George Hill, Pacers | IUPUI | 2008 No. 26 pick

Jeremy Lin, Rockets | Harvard | undrafted

Wesley Matthews, Blazers | Marquette | undrafted

Draymond Green, Warriors | Michigan State | 2012 No. 35 pick

David Lee, Warriors | Florida | 2005 No. 30 pick

Nick Collison, Thunder | Kansas | 2003 No. 12 pick

Roy Hibbert, Pacers | Georgetown | 2008 No. 17 pick

In this list, I find three good comps for Grayson Allen: Chandler Parsons, Wesley Matthews, and fellow Duke Blue Devil J.J. Redick. Both are sharpshooters, with Parsons a better playmaker, and Redick a pure off-ball scorer. In the best-case scenario, I envision Grayson Allen as a smaller version of Chandler Parsons. A solid starter who could potentially make a few all-star teams, barring injuries.

In another good scenario, a playmaking, rebound-grabbing version of J.J. Redick may be closer what we end up seeing. I feel this would look very much like Wesley Matthews on paper—although Wesley is more of a defensive specialist than we will likely see from Grayson. In 2013-14, one of Matthews’ best seasons, he averaged 16.4pts/3.5reb/2.4ast/0.9stl on 39.3% 3pt. Add a couple assists and subtract a little defense, and that could very well be what we see from Grayson. Grayson may end up being the type of player who is a consistent role player on a contender who helps you win games. He may be a starter for a few years, but ultimately find his niche coming off the bench for 20-28 minutes a night.

Worst-case scenario would be if Grayson did not put any work into the defensive end. It is hard to see him earning nearly as much playing time in that case—especially for the Jazz. In that world, he would be limited to 10-15 minutes a night, and possibly less if it were for a contending team. It is hard to imagine him falling out of the league entirely, even in this scenario, considering the strengths he has that are already apparent in his rookie preseason. For a floor comparison, I would suggest a player like Omri Casspi but adding significant athleticism.

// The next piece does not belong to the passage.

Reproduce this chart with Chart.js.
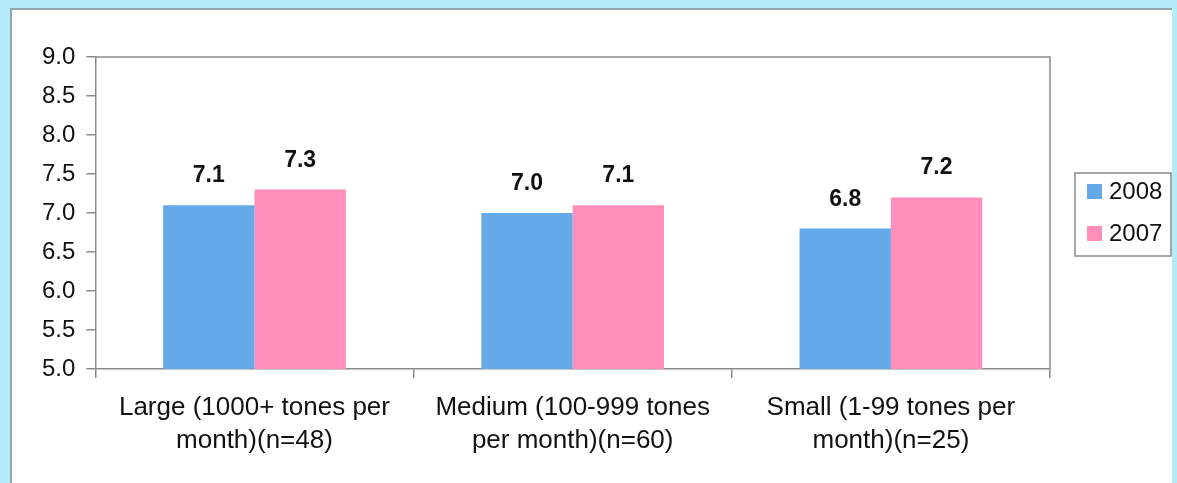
<!DOCTYPE html>
<html>
<head>
<meta charset="utf-8">
<script src="https://cdn.jsdelivr.net/npm/chart.js@4"></script>
<style>
  html, body { margin: 0; padding: 0; }
  body { width: 1177px; height: 483px; background: #b3ebf8; position: relative; overflow: hidden; }
  #panel { position: absolute; left: 10px; top: 8px; right: 5px; bottom: 0; background: #fff;
           border-top: 2px solid #8fa7ad; border-left: 2px solid #8fa7ad; }
  #wrap { position: absolute; left: 0; top: 0; width: 1177px; height: 483px; }
</style>
</head>
<body>
<div id="panel"></div>
<div id="wrap"><canvas id="chart" width="1177" height="483"></canvas></div>
<script>
// カテゴリと系列データ
const categories = [
    ['Large (1000+ tones per', 'month)(n=48)'],
    ['Medium (100-999 tones', 'per month)(n=60)'],
    ['Small (1-99 tones per', 'month)(n=25)']
];
const seriesNames = ['2008', '2007'];
const values2008 = [7.1, 7.0, 6.8];
const values2007 = [7.3, 7.1, 7.2];
const colors = ['#64aae9', '#ff8fba'];
const yMin = 5.0, yMax = 9.0, yStep = 0.5;

const gray = '#8a8a8a';
const FONT = "'Liberation Sans', Arial, sans-serif";

// 棒の上に値を描く
const valueLabels = {
    id: 'valueLabels',
    afterDatasetsDraw(chart) {
        const ctx = chart.ctx;
        ctx.save();
        ctx.font = `bold 23px ${FONT}`;
        ctx.fillStyle = '#111';
        ctx.textAlign = 'center';
        ctx.textBaseline = 'alphabetic';
        chart.data.datasets.forEach((ds, i) => {
            chart.getDatasetMeta(i).data.forEach((bar, j) => {
                ctx.fillText(ds.data[j].toFixed(1), bar.x, bar.y - 23);
            });
        });
        ctx.restore();
    }
};

// プロット枠 (上と右)
const plotFrame = {
    id: 'plotFrame',
    beforeDatasetsDraw(chart) {
        const { ctx, chartArea: a } = chart;
        ctx.save();
        ctx.strokeStyle = gray;
        ctx.lineWidth = 1.5;
        ctx.beginPath();
        ctx.moveTo(a.left, a.top);
        ctx.lineTo(a.right, a.top);
        ctx.lineTo(a.right, a.bottom);
        ctx.stroke();
        ctx.restore();
    }
};

// 凡例 (枠付き)
const boxLegend = {
    id: 'boxLegend',
    afterDraw(chart) {
        const ctx = chart.ctx;
        const left = 1075, top = 173, w = 96, h = 83;
        ctx.save();
        ctx.strokeStyle = gray;
        ctx.lineWidth = 1.5;
        ctx.strokeRect(left, top, w, h);
        ctx.font = `24px ${FONT}`;
        ctx.textBaseline = 'middle';
        ctx.textAlign = 'left';
        chart.data.datasets.forEach((ds, i) => {
            const cy = top + 18 + i * 42;
            ctx.fillStyle = ds.backgroundColor;
            ctx.fillRect(left + 12, cy - 7, 15, 15);
            ctx.fillStyle = '#111';
            ctx.fillText(ds.label, left + 34, cy + 1);
        });
        ctx.restore();
    }
};

new Chart(document.getElementById('chart').getContext('2d'), {
    type: 'bar',
    data: {
        labels: categories,
        datasets: [
            { label: seriesNames[0], data: values2008, backgroundColor: colors[0] },
            { label: seriesNames[1], data: values2007, backgroundColor: colors[1] }
        ]
    },
    options: {
        responsive: false,
        animation: false,
        layout: { padding: { top: 57, left: 31, right: 127, bottom: 13 } },
        datasets: { bar: { categoryPercentage: 0.574, barPercentage: 1.0, borderWidth: 0 } },
        plugins: { legend: { display: false }, tooltip: { enabled: false } },
        scales: {
            x: {
                grid: { offset: true, drawOnChartArea: false, tickLength: 9, color: gray, lineWidth: 1.5 },
                border: { color: gray, width: 1.5 },
                ticks: { color: '#111', font: { family: FONT, size: 26, lineHeight: 1.27 }, padding: 13, maxRotation: 0, autoSkip: false }
            },
            y: {
                min: yMin, max: yMax,
                grid: { drawOnChartArea: false, tickLength: 9, color: gray, lineWidth: 1.5 },
                border: { color: gray, width: 1.5 },
                ticks: { stepSize: yStep, color: '#111', font: { family: FONT, size: 24 }, padding: 11,
                         callback: v => v.toFixed(1) }
            }
        }
    },
    plugins: [plotFrame, valueLabels, boxLegend]
});
</script>
</body>
</html>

All in all, Grayson Allen is an exciting edition to this young, fresh rendition of the Utah Jazz roster. He should be a regular fixture on the team this year, as we continue to shoot for our goal of an NBA championship. Thanks to the length of our players, many of the guards in the “logjam” will be able to try their hand at the Small Forward position, opening up some potential minutes for Grayson and others.

The prediction I made a few weeks ago still stands, that we will see Grayson Allen playing 20+ minutes a night by the end of this season, but it is entirely up to Grayson to make that happen.

Edit: After reviewing the statistics of the “All-Four-Year Team”, I decided to add Wesley Matthews as another player comp.